Exercise aim :: Repeat every line of the data exactly, but not the pictures.

═════ Supplied material ═════

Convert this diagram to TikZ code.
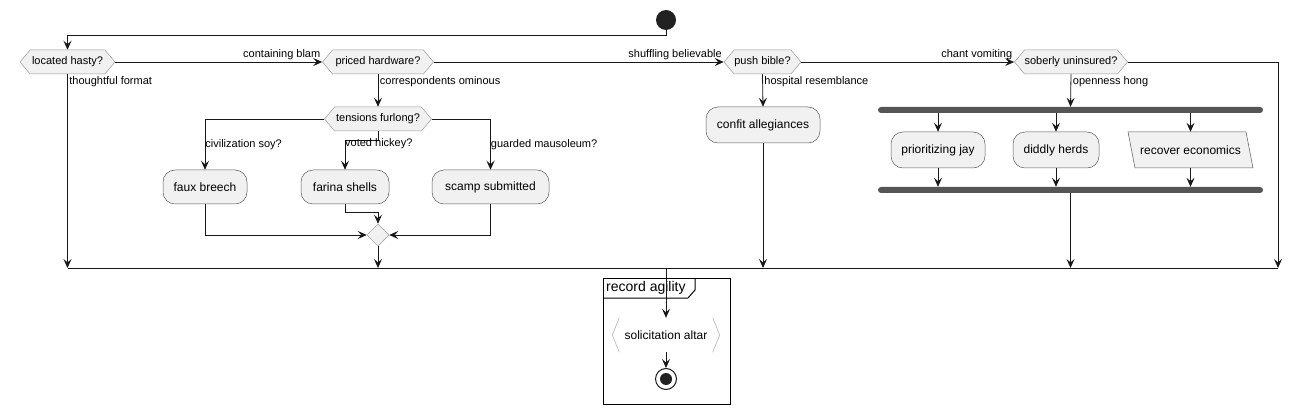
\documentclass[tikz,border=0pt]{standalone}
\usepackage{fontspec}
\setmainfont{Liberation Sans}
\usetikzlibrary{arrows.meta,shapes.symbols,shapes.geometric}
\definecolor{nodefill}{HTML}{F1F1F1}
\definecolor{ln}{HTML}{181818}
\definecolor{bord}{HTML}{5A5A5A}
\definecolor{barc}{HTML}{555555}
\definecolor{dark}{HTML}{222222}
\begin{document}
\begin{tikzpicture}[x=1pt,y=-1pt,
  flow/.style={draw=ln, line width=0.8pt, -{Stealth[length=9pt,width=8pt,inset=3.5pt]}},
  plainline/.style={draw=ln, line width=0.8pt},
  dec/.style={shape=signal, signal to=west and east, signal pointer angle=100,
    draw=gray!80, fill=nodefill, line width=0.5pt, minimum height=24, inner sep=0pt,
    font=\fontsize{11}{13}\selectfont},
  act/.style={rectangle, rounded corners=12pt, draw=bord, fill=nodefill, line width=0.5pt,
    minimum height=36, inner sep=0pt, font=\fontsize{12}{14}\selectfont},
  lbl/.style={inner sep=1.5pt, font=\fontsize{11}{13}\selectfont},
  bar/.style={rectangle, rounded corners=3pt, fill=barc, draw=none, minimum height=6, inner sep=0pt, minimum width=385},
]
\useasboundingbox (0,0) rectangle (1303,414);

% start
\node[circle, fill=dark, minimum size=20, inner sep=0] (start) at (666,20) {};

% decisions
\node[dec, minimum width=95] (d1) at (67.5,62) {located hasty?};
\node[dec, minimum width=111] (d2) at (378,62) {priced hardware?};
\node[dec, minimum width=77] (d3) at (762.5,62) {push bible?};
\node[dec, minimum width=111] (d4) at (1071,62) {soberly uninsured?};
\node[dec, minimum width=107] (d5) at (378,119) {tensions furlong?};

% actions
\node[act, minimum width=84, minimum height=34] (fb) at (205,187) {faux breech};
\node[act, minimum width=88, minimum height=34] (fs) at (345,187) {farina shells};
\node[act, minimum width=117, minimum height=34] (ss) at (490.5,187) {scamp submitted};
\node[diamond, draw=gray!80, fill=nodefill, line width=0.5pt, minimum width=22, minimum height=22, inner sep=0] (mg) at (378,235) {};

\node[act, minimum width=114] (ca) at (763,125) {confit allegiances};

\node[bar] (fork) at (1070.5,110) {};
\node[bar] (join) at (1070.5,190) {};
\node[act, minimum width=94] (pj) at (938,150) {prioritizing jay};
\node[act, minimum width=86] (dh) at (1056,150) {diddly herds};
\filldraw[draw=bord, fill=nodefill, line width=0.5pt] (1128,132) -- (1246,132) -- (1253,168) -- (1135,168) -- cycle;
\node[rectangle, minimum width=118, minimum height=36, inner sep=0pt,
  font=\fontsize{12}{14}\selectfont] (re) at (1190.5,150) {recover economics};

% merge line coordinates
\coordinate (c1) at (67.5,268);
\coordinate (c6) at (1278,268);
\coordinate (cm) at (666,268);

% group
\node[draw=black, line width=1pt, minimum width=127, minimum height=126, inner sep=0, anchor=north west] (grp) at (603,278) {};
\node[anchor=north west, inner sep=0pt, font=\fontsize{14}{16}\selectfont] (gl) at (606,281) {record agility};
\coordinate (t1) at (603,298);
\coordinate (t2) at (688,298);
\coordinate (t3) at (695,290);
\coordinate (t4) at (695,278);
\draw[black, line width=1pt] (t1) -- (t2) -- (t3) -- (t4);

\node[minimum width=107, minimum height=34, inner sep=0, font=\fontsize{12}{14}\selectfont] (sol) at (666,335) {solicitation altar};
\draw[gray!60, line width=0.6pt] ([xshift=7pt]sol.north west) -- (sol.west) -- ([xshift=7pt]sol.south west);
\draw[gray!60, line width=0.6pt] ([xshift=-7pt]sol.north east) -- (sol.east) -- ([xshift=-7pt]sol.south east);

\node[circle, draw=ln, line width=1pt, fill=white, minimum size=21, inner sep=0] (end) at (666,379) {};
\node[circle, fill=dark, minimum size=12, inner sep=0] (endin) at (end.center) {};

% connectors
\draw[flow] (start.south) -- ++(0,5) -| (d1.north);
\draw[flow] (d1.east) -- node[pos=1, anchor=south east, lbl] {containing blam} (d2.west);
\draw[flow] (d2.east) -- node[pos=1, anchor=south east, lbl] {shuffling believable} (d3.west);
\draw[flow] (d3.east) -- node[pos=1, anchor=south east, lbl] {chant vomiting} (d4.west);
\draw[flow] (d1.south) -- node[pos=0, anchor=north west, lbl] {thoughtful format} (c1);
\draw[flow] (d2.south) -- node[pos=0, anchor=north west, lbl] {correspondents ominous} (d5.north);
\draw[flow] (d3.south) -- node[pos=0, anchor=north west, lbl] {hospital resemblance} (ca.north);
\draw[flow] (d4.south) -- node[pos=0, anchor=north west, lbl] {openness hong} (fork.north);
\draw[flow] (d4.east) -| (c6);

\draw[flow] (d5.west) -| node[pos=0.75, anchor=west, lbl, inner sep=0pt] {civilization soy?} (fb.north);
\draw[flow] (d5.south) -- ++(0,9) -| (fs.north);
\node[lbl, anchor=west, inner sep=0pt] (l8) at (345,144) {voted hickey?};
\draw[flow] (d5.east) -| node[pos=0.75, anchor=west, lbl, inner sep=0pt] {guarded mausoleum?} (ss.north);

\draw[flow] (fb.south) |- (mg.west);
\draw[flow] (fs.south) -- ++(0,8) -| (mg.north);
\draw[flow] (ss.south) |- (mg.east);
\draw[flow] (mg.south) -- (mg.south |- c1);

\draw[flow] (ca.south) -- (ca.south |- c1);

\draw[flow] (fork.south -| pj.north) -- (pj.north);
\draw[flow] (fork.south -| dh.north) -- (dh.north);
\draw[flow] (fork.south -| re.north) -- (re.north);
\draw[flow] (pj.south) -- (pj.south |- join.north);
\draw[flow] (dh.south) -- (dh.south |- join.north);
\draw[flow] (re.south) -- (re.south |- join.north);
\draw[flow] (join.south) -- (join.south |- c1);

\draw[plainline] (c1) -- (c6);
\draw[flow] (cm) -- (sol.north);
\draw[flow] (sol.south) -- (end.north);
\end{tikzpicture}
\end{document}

═════

Correct result ::
Convert this diagram to TikZ code.
\documentclass[tikz,border=0pt]{standalone}
\usepackage{fontspec}
\setmainfont{Liberation Sans}
\usetikzlibrary{arrows.meta,shapes.symbols,shapes.geometric}
\definecolor{nodefill}{HTML}{F1F1F1}
\definecolor{ln}{HTML}{181818}
\definecolor{bord}{HTML}{5A5A5A}
\definecolor{barc}{HTML}{555555}
\definecolor{dark}{HTML}{222222}
\begin{document}
\begin{tikzpicture}[x=1pt,y=-1pt,
  flow/.style={draw=ln, line width=0.8pt, -{Stealth[length=9pt,width=8pt,inset=3.5pt]}},
  plainline/.style={draw=ln, line width=0.8pt},
  dec/.style={shape=signal, signal to=west and east, signal pointer angle=100,
    draw=gray!80, fill=nodefill, line width=0.5pt, minimum height=24, inner sep=0pt,
    font=\fontsize{11}{13}\selectfont},
  act/.style={rectangle, rounded corners=12pt, draw=bord, fill=nodefill, line width=0.5pt,
    minimum height=36, inner sep=0pt, font=\fontsize{12}{14}\selectfont},
  lbl/.style={inner sep=1.5pt, font=\fontsize{11}{13}\selectfont},
  bar/.style={rectangle, rounded corners=3pt, fill=barc, draw=none, minimum height=6, inner sep=0pt, minimum width=385},
]
\useasboundingbox (0,0) rectangle (1303,414);

% start
\node[circle, fill=dark, minimum size=20, inner sep=0] (start) at (666,20) {};

% decisions
\node[dec, minimum width=95] (d1) at (67.5,62) {located hasty?};
\node[dec, minimum width=111] (d2) at (378,62) {priced hardware?};
\node[dec, minimum width=77] (d3) at (762.5,62) {push bible?};
\node[dec, minimum width=111] (d4) at (1071,62) {soberly uninsured?};
\node[dec, minimum width=107] (d5) at (378,119) {tensions furlong?};

% actions
\node[act, minimum width=84, minimum height=34] (fb) at (205,187) {faux breech};
\node[act, minimum width=88, minimum height=34] (fs) at (345,187) {farina shells};
\node[act, minimum width=117, minimum height=34] (ss) at (490.5,187) {scamp submitted};
\node[diamond, draw=gray!80, fill=nodefill, line width=0.5pt, minimum width=22, minimum height=22, inner sep=0] (mg) at (378,235) {};

\node[act, minimum width=114] (ca) at (763,125) {confit allegiances};

\node[bar] (fork) at (1070.5,110) {};
\node[bar] (join) at (1070.5,190) {};
\node[act, minimum width=94] (pj) at (938,150) {prioritizing jay};
\node[act, minimum width=86] (dh) at (1056,150) {diddly herds};
\filldraw[draw=bord, fill=nodefill, line width=0.5pt] (1128,132) -- (1246,132) -- (1253,168) -- (1135,168) -- cycle;
\node[rectangle, minimum width=118, minimum height=36, inner sep=0pt,
  font=\fontsize{12}{14}\selectfont] (re) at (1190.5,150) {recover economics};

% merge line coordinates
\coordinate (c1) at (67.5,268);
\coordinate (c6) at (1278,268);
\coordinate (cm) at (666,268);

% group
\node[draw=black, line width=1pt, minimum width=127, minimum height=126, inner sep=0, anchor=north west] (grp) at (603,278) {};
\node[anchor=north west, inner sep=0pt, font=\fontsize{14}{16}\selectfont] (gl) at (606,281) {record agility};
\coordinate (t1) at (603,298);
\coordinate (t2) at (688,298);
\coordinate (t3) at (695,290);
\coordinate (t4) at (695,278);
\draw[black, line width=1pt] (t1) -- (t2) -- (t3) -- (t4);

\node[minimum width=107, minimum height=34, inner sep=0, font=\fontsize{12}{14}\selectfont] (sol) at (666,335) {solicitation altar};
\draw[gray!60, line width=0.6pt] ([xshift=7pt]sol.north west) -- (sol.west) -- ([xshift=7pt]sol.south west);
\draw[gray!60, line width=0.6pt] ([xshift=-7pt]sol.north east) -- (sol.east) -- ([xshift=-7pt]sol.south east);

\node[circle, draw=ln, line width=1pt, fill=white, minimum size=21, inner sep=0] (end) at (666,379) {};
\node[circle, fill=dark, minimum size=12, inner sep=0] (endin) at (end.center) {};

% connectors
\draw[flow] (start.south) -- ++(0,5) -| (d1.north);
\draw[flow] (d1.east) -- node[pos=1, anchor=south east, lbl] {containing blam} (d2.west);
\draw[flow] (d2.east) -- node[pos=1, anchor=south east, lbl] {shuffling believable} (d3.west);
\draw[flow] (d3.east) -- node[pos=1, anchor=south east, lbl] {chant vomiting} (d4.west);
\draw[flow] (d1.south) -- node[pos=0, anchor=north west, lbl] {thoughtful format} (c1);
\draw[flow] (d2.south) -- node[pos=0, anchor=north west, lbl] {correspondents ominous} (d5.north);
\draw[flow] (d3.south) -- node[pos=0, anchor=north west, lbl] {hospital resemblance} (ca.north);
\draw[flow] (d4.south) -- node[pos=0, anchor=north west, lbl] {openness hong} (fork.north);
\draw[flow] (d4.east) -| (c6);

\draw[flow] (d5.west) -| node[pos=0.75, anchor=west, lbl, inner sep=0pt] {civilization soy?} (fb.north);
\draw[flow] (d5.south) -- ++(0,9) -| (fs.north);
\node[lbl, anchor=west, inner sep=0pt] (l8) at (345,144) {voted hickey?};
\draw[flow] (d5.east) -| node[pos=0.75, anchor=west, lbl, inner sep=0pt] {guarded mausoleum?} (ss.north);

\draw[flow] (fb.south) |- (mg.west);
\draw[flow] (fs.south) -- ++(0,8) -| (mg.north);
\draw[flow] (ss.south) |- (mg.east);
\draw[flow] (mg.south) -- (mg.south |- c1);

\draw[flow] (ca.south) -- (ca.south |- c1);

\draw[flow] (fork.south -| pj.north) -- (pj.north);
\draw[flow] (fork.south -| dh.north) -- (dh.north);
\draw[flow] (fork.south -| re.north) -- (re.north);
\draw[flow] (pj.south) -- (pj.south |- join.north);
\draw[flow] (dh.south) -- (dh.south |- join.north);
\draw[flow] (re.south) -- (re.south |- join.north);
\draw[flow] (join.south) -- (join.south |- c1);

\draw[plainline] (c1) -- (c6);
\draw[flow] (cm) -- (sol.north);
\draw[flow] (sol.south) -- (end.north);
\end{tikzpicture}
\end{document}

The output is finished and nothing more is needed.